Rather than offering moral formulas, existentialism encourages individuals to reflect on the consequences of their choices and the values those choices express. Meaning is not something waiting to be discovered. It is created through commitment, action, and engagement with the world. This approach has particular relevance in periods of uncertainty, crisis, and social change.
Contemporary Relevance
Existentialism and phenomenology remain influential across many fields, including psychology, psychiatry, literature, theology, and the arts. Their focus on experience, embodiment, and meaning speaks directly to modern concerns about alienation, identity, and authenticity.
In a world shaped by technology, bureaucracy, and constant acceleration, these traditions offer tools for reflecting on what it means to live meaningfully rather than merely efficiently.
Why Study Existentialism and Phenomenology?
For students of philosophy, existentialism and phenomenology offer a powerful alternative to abstract theorising. They cultivate attentiveness to experience, sensitivity to meaning, and awareness of freedom and responsibility.

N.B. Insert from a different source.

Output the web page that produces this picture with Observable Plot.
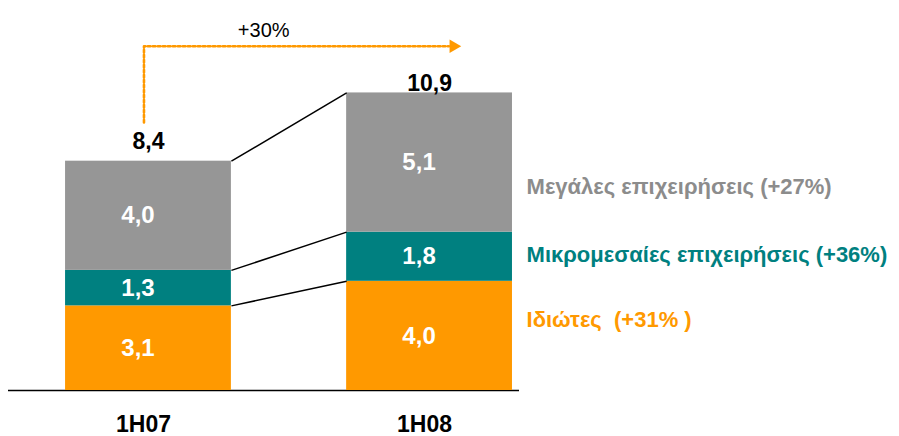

They also demonstrate that philosophy can be rigorous while remaining deeply connected to life. By focusing on how the world is lived rather than merely explained, existentialism and phenomenology reconnect philosophical thinking with everyday existence.
At their core, these traditions invite us to take our own experience seriously. They remind us that philosophy is not only about analysing concepts, but about understanding what it means to be human, to choose, to suffer, and to search for meaning in a world that offers no simple answers.